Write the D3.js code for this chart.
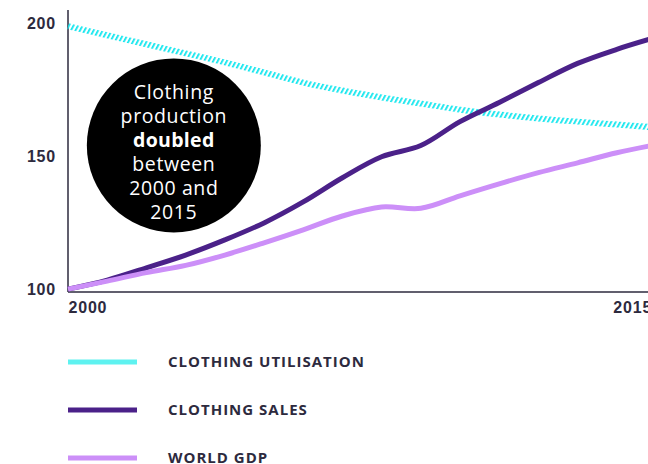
<!DOCTYPE html>
<html>
<head>
<meta charset="utf-8">
<script src="https://cdn.jsdelivr.net/npm/d3@7"></script>
<style>
  body { margin: 0; background: #fff; }
  svg { display: block; font-family: 'Open Sans', 'Lato', sans-serif; }
  .tick text { fill: #2d2a3e; font-weight: 800; }
</style>
</head>
<body>
<svg id="chart" width="648" height="464"></svg>
<script>
// data (index 2000 = 100)
const years = [2000, 2001, 2002, 2003, 2004, 2005, 2006, 2007, 2008, 2009, 2010, 2011, 2012, 2013, 2014, 2015];
const utilisation = [198.9, 195.5, 192.1, 188.7, 185.3, 181.5, 177.7, 174.7, 172.1, 169.8, 167.5, 165.7, 164.2, 163.0, 161.9, 160.8];
const sales = [100, 103.4, 108.0, 112.8, 118.5, 124.9, 132.8, 141.9, 149.8, 154.0, 163.0, 170.2, 177.7, 184.9, 190.2, 194.7];
const gdp = [100, 103.0, 106.2, 108.9, 112.8, 117.4, 122.3, 127.5, 130.9, 130.4, 135.1, 139.6, 143.8, 147.5, 151.3, 154.3];
const yTicks = [100, 150, 200];
const xTicks = [2000, 2015];
const seriesNames = ['CLOTHING UTILISATION', 'CLOTHING SALES', 'WORLD GDP'];
const calloutLines = ['Clothing', 'production', 'doubled', 'between', '2000 and', '2015'];

const svg = d3.select('#chart');

const x = d3.scaleLinear().domain([2000, 2015]).range([68, 656]);
const y = d3.scaleLinear().domain([98.9, 205]).range([292, 10]);

// hatch pattern for utilisation line
const defs = svg.append('defs');
defs.append('pattern')
  .attr('id', 'hatch')
  .attr('patternUnits', 'userSpaceOnUse')
  .attr('width', 4)
  .attr('height', 4)
  .attr('patternTransform', 'rotate(28)')
  .append('rect')
  .attr('width', 1.8)
  .attr('height', 4)
  .attr('fill', '#14e6ee');

const series = [
  {name: seriesNames[0], values: utilisation, stroke: 'url(#hatch)', legend: '#5ef2f0', width: 6},
  {name: seriesNames[1], values: sales, stroke: '#4b2189', legend: '#4b2189', width: 5},
  {name: seriesNames[2], values: gdp, stroke: '#cc8ff8', legend: '#cc8ff8', width: 5}
];

// axes
const yAxis = svg.append('g')
  .attr('transform', 'translate(' + x(2000) + ',0)')
  .call(d3.axisLeft(y).tickValues(yTicks).tickSize(0).tickPadding(12));
yAxis.select('.domain').remove();
yAxis.selectAll('text')
  .style('font-size', '16px')
  .style('letter-spacing', '0.8px');

const xAxis = svg.append('g')
  .attr('transform', 'translate(0,' + y(98.9) + ')')
  .call(d3.axisBottom(x).tickValues(xTicks).tickFormat(d3.format('d')).tickSize(0).tickPadding(10));
xAxis.select('.domain').remove();
xAxis.selectAll('text')
  .style('font-size', '16px')
  .style('letter-spacing', '0.8px')
  .attr('text-anchor', 'start')
  .attr('dx', (d, i) => i === 0 ? 0 : '-2.7em');

svg.append('line')
  .attr('x1', x(2000)).attr('x2', x(2000))
  .attr('y1', y(205)).attr('y2', y(98.9))
  .attr('stroke', '#2d2a3e').attr('stroke-width', 1.5);
svg.append('line')
  .attr('x1', x(2000)).attr('x2', x(2015))
  .attr('y1', y(98.9)).attr('y2', y(98.9))
  .attr('stroke', '#2d2a3e').attr('stroke-width', 1.5);

// lines
const line = d3.line()
  .x((d, i) => x(years[i]))
  .y(d => y(d))
  .curve(d3.curveCatmullRom.alpha(0.5));

svg.selectAll('.series')
  .data(series)
  .enter()
  .append('path')
  .attr('class', 'series')
  .attr('fill', 'none')
  .attr('stroke', d => d.stroke)
  .attr('stroke-width', d => d.width)
  .attr('d', d => line(d.values));

// callout bubble
const cx = x(2002.7), cy = y(154.8);
svg.append('circle')
  .attr('cx', cx).attr('cy', cy + 2).attr('r', 87)
  .attr('fill', '#000');

svg.append('text')
  .attr('text-anchor', 'middle')
  .attr('fill', '#fff')
  .style('font-size', '19.5px')
  .selectAll('tspan')
  .data(calloutLines)
  .enter()
  .append('tspan')
  .attr('x', cx)
  .attr('y', (d, i) => cy - 44 + i * 24)
  .style('font-weight', d => d === 'doubled' ? 700 : 400)
  .style('letter-spacing', d => d === 'doubled' ? '0.3px' : '0.6px')
  .text(d => d);

// legend
const legend = svg.selectAll('.legend')
  .data(series)
  .enter()
  .append('g')
  .attr('class', 'legend')
  .attr('transform', (d, i) => 'translate(68,' + (362 + i * 48) + ')');

legend.append('line')
  .attr('x1', 0).attr('x2', 69)
  .attr('stroke', d => d.legend)
  .attr('stroke-width', 5);

legend.append('text')
  .attr('x', 100)
  .attr('dy', '0.36em')
  .attr('fill', '#2d2a3e')
  .style('font-size', '15px')
  .style('font-weight', 700)
  .style('letter-spacing', '1px')
  .text(d => d.name);
</script>
</body>
</html>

[DIRECTION] Reproduce every line exactly and omit all pictures.

[TASK SOLUTION]
Write the D3.js code for this chart.
<!DOCTYPE html>
<html>
<head>
<meta charset="utf-8">
<script src="https://cdn.jsdelivr.net/npm/d3@7"></script>
<style>
  body { margin: 0; background: #fff; }
  svg { display: block; font-family: 'Open Sans', 'Lato', sans-serif; }
  .tick text { fill: #2d2a3e; font-weight: 800; }
</style>
</head>
<body>
<svg id="chart" width="648" height="464"></svg>
<script>
// data (index 2000 = 100)
const years = [2000, 2001, 2002, 2003, 2004, 2005, 2006, 2007, 2008, 2009, 2010, 2011, 2012, 2013, 2014, 2015];
const utilisation = [198.9, 195.5, 192.1, 188.7, 185.3, 181.5, 177.7, 174.7, 172.1, 169.8, 167.5, 165.7, 164.2, 163.0, 161.9, 160.8];
const sales = [100, 103.4, 108.0, 112.8, 118.5, 124.9, 132.8, 141.9, 149.8, 154.0, 163.0, 170.2, 177.7, 184.9, 190.2, 194.7];
const gdp = [100, 103.0, 106.2, 108.9, 112.8, 117.4, 122.3, 127.5, 130.9, 130.4, 135.1, 139.6, 143.8, 147.5, 151.3, 154.3];
const yTicks = [100, 150, 200];
const xTicks = [2000, 2015];
const seriesNames = ['CLOTHING UTILISATION', 'CLOTHING SALES', 'WORLD GDP'];
const calloutLines = ['Clothing', 'production', 'doubled', 'between', '2000 and', '2015'];

const svg = d3.select('#chart');

const x = d3.scaleLinear().domain([2000, 2015]).range([68, 656]);
const y = d3.scaleLinear().domain([98.9, 205]).range([292, 10]);

// hatch pattern for utilisation line
const defs = svg.append('defs');
defs.append('pattern')
  .attr('id', 'hatch')
  .attr('patternUnits', 'userSpaceOnUse')
  .attr('width', 4)
  .attr('height', 4)
  .attr('patternTransform', 'rotate(28)')
  .append('rect')
  .attr('width', 1.8)
  .attr('height', 4)
  .attr('fill', '#14e6ee');

const series = [
  {name: seriesNames[0], values: utilisation, stroke: 'url(#hatch)', legend: '#5ef2f0', width: 6},
  {name: seriesNames[1], values: sales, stroke: '#4b2189', legend: '#4b2189', width: 5},
  {name: seriesNames[2], values: gdp, stroke: '#cc8ff8', legend: '#cc8ff8', width: 5}
];

// axes
const yAxis = svg.append('g')
  .attr('transform', 'translate(' + x(2000) + ',0)')
  .call(d3.axisLeft(y).tickValues(yTicks).tickSize(0).tickPadding(12));
yAxis.select('.domain').remove();
yAxis.selectAll('text')
  .style('font-size', '16px')
  .style('letter-spacing', '0.8px');

const xAxis = svg.append('g')
  .attr('transform', 'translate(0,' + y(98.9) + ')')
  .call(d3.axisBottom(x).tickValues(xTicks).tickFormat(d3.format('d')).tickSize(0).tickPadding(10));
xAxis.select('.domain').remove();
xAxis.selectAll('text')
  .style('font-size', '16px')
  .style('letter-spacing', '0.8px')
  .attr('text-anchor', 'start')
  .attr('dx', (d, i) => i === 0 ? 0 : '-2.7em');

svg.append('line')
  .attr('x1', x(2000)).attr('x2', x(2000))
  .attr('y1', y(205)).attr('y2', y(98.9))
  .attr('stroke', '#2d2a3e').attr('stroke-width', 1.5);
svg.append('line')
  .attr('x1', x(2000)).attr('x2', x(2015))
  .attr('y1', y(98.9)).attr('y2', y(98.9))
  .attr('stroke', '#2d2a3e').attr('stroke-width', 1.5);

// lines
const line = d3.line()
  .x((d, i) => x(years[i]))
  .y(d => y(d))
  .curve(d3.curveCatmullRom.alpha(0.5));

svg.selectAll('.series')
  .data(series)
  .enter()
  .append('path')
  .attr('class', 'series')
  .attr('fill', 'none')
  .attr('stroke', d => d.stroke)
  .attr('stroke-width', d => d.width)
  .attr('d', d => line(d.values));

// callout bubble
const cx = x(2002.7), cy = y(154.8);
svg.append('circle')
  .attr('cx', cx).attr('cy', cy + 2).attr('r', 87)
  .attr('fill', '#000');

svg.append('text')
  .attr('text-anchor', 'middle')
  .attr('fill', '#fff')
  .style('font-size', '19.5px')
  .selectAll('tspan')
  .data(calloutLines)
  .enter()
  .append('tspan')
  .attr('x', cx)
  .attr('y', (d, i) => cy - 44 + i * 24)
  .style('font-weight', d => d === 'doubled' ? 700 : 400)
  .style('letter-spacing', d => d === 'doubled' ? '0.3px' : '0.6px')
  .text(d => d);

// legend
const legend = svg.selectAll('.legend')
  .data(series)
  .enter()
  .append('g')
  .attr('class', 'legend')
  .attr('transform', (d, i) => 'translate(68,' + (362 + i * 48) + ')');

legend.append('line')
  .attr('x1', 0).attr('x2', 69)
  .attr('stroke', d => d.legend)
  .attr('stroke-width', 5);

legend.append('text')
  .attr('x', 100)
  .attr('dy', '0.36em')
  .attr('fill', '#2d2a3e')
  .style('font-size', '15px')
  .style('font-weight', 700)
  .style('letter-spacing', '1px')
  .text(d => d.name);
</script>
</body>
</html>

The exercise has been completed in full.